Sammlung der Entscheidungen des Schweizerischen Bundesgerichts
Collection des arrêts du Tribunal fédéral suisse
Raccolta delle decisioni del Tribunale federale svizzero

BGE 113 V 120



113 V 120

19. Arrêt du 29 avril 1987 dans les causes P. contre Caisse de pensions
de l'Etat de Vaud et Caisse de pensions de l'Etat de Vaud contre P. et
Tribunal des assurances du canton de Vaud Regeste

    Art. 30 Abs. 2 lit. c BVG und Art. 331c Abs. 4 lit. b Ziff. 3 OR:
Barauszahlung der Freizügigkeitsleistung.
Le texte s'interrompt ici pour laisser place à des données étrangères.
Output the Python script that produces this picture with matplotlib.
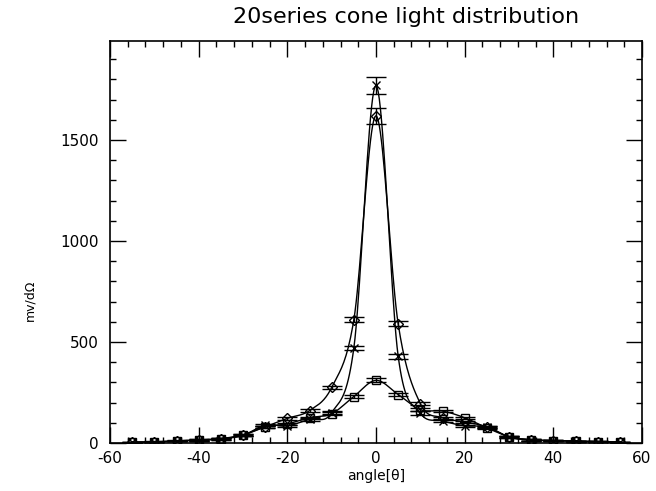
import numpy as np
import matplotlib
matplotlib.use('Agg')
import matplotlib.pyplot as plt
from matplotlib.ticker import MultipleLocator

plt.rcParams['axes.unicode_minus'] = False

# measured light distribution, 3 cones
angle = [-55, -50, -45, -40, -35, -30, -25, -20, -15, -10, -5, 0,
         5, 10, 15, 20, 25, 30, 35, 40, 45, 50, 55]

cone_a = [3, 5, 10, 15, 22, 40, 80, 122, 160, 275, 610, 1620,
          590, 195, 125, 105, 80, 30, 15, 12, 9, 6, 4]
err_a = [2, 2, 2, 3, 3, 4, 5, 6, 7, 8, 12, 40,
         12, 8, 6, 5, 5, 4, 3, 3, 2, 2, 2]

cone_b = [3, 5, 10, 14, 20, 38, 88, 85, 118, 150, 470, 1770,
          430, 148, 110, 85, 80, 30, 15, 12, 9, 6, 4]
err_b = [2, 2, 2, 3, 3, 4, 5, 6, 7, 8, 12, 40,
         12, 8, 6, 5, 5, 4, 3, 3, 2, 2, 2]

cone_c = [4, 6, 11, 15, 20, 40, 80, 95, 125, 145, 230, 310,
          240, 165, 158, 125, 75, 32, 15, 12, 9, 7, 5]
err_c = [2, 2, 2, 3, 3, 4, 5, 5, 6, 6, 8, 10,
         8, 6, 6, 5, 5, 4, 3, 3, 2, 2, 2]


def smooth(x, y, n=20):
    # catmull-rom curve through the points, only for the drawn line
    x = np.asarray(x, float)
    y = np.asarray(y, float)
    m = np.gradient(y, x)
    xs, ys = [], []
    for i in range(len(x) - 1):
        h = x[i + 1] - x[i]
        t = np.linspace(0, 1, n, endpoint=False)
        h00 = 2 * t**3 - 3 * t**2 + 1
        h10 = t**3 - 2 * t**2 + t
        h01 = -2 * t**3 + 3 * t**2
        h11 = t**3 - t**2
        xs.append(x[i] + t * h)
        ys.append(h00 * y[i] + h10 * h * m[i] + h01 * y[i + 1] + h11 * h * m[i + 1])
    xs.append([x[-1]])
    ys.append([y[-1]])
    return np.concatenate(xs), np.concatenate(ys)


fig = plt.figure(figsize=(6.56, 4.91), dpi=100)
ax = fig.add_axes([110 / 656, 48 / 491, 532 / 656, 402 / 491])

for vals, errs, mk in [(cone_a, err_a, 'D'), (cone_b, err_b, 'x'), (cone_c, err_c, 's')]:
    sx, sy = smooth(angle, vals)
    ax.plot(sx, sy, color='black', lw=1.0)
    ax.errorbar(angle, vals, yerr=errs, fmt=mk, color='black', mfc='none',
                ms=6 if mk != 'D' else 5, mew=1.0, elinewidth=1.0, capsize=7, capthick=1.0)

ax.set_xlim(-60, 60)
ax.set_ylim(0, 1990)
ax.xaxis.set_major_locator(MultipleLocator(20))
ax.xaxis.set_minor_locator(MultipleLocator(4))
ax.yaxis.set_major_locator(MultipleLocator(500))
ax.yaxis.set_minor_locator(MultipleLocator(100))
ax.tick_params(which='both', direction='in', top=True, right=True, width=1.0, labelsize=11)
ax.tick_params(which='major', length=11.5, pad=6)
ax.tick_params(which='minor', length=4)
ax.tick_params(axis='y', pad=8)
for s in ax.spines.values():
    s.set_linewidth(1.2)

fig.text(406 / 656, 1 - 17 / 491, '20series cone light distribution', ha='center', va='center', fontsize=16)
fig.text(376 / 656, 1 - 476 / 491, 'angle[θ]', ha='center', va='center', fontsize=10)
fig.text(30 / 656, 1 - 300 / 491, 'mv/dΩ', ha='center', va='center', rotation=90, fontsize=9)

fig.savefig('out.png', dpi=100)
Einer verheirateten oder
vor der Heirat stehenden Frau, welche die Erwerbstätigkeit aufgibt,
darf der Anspruch auf Barauszahlung ihrer Freizügigkeitsleistung nicht
durch eine anderslautende Vertrags- oder Reglementsbestimmung (in casu
öffentlichrechtliche kantonale Vorschrift) entzogen werden.

Sachverhalt

    A.- L'art. 72 de la loi cantonale vaudoise sur la Caisse de pensions
de l'Etat de Vaud du 18 juin 1984 (LCP), entrée en vigueur le 1er janvier
1985, énumère les cas dans lesquels la prestation de libre passage en
matière de prévoyance professionnelle doit ou peut être versée en espèces.
Cette disposition est ainsi libellée:

    "La Caisse verse la prestation à l'assuré en espèces,

    a) lorsque celui-ci a été affilié à des institutions de prévoyance
   pendant moins de neuf mois en tout; ou, sur demande de l'assuré,

    b) lorsqu'il quitte définitivement la Suisse; ou

    c) lorsqu'il s'établit à son propre compte et cesse d'être soumis à
   l'assurance obligatoire en vertu de la loi fédérale sur la prévoyance
   professionnelle, vieillesse, survivants et invalidité."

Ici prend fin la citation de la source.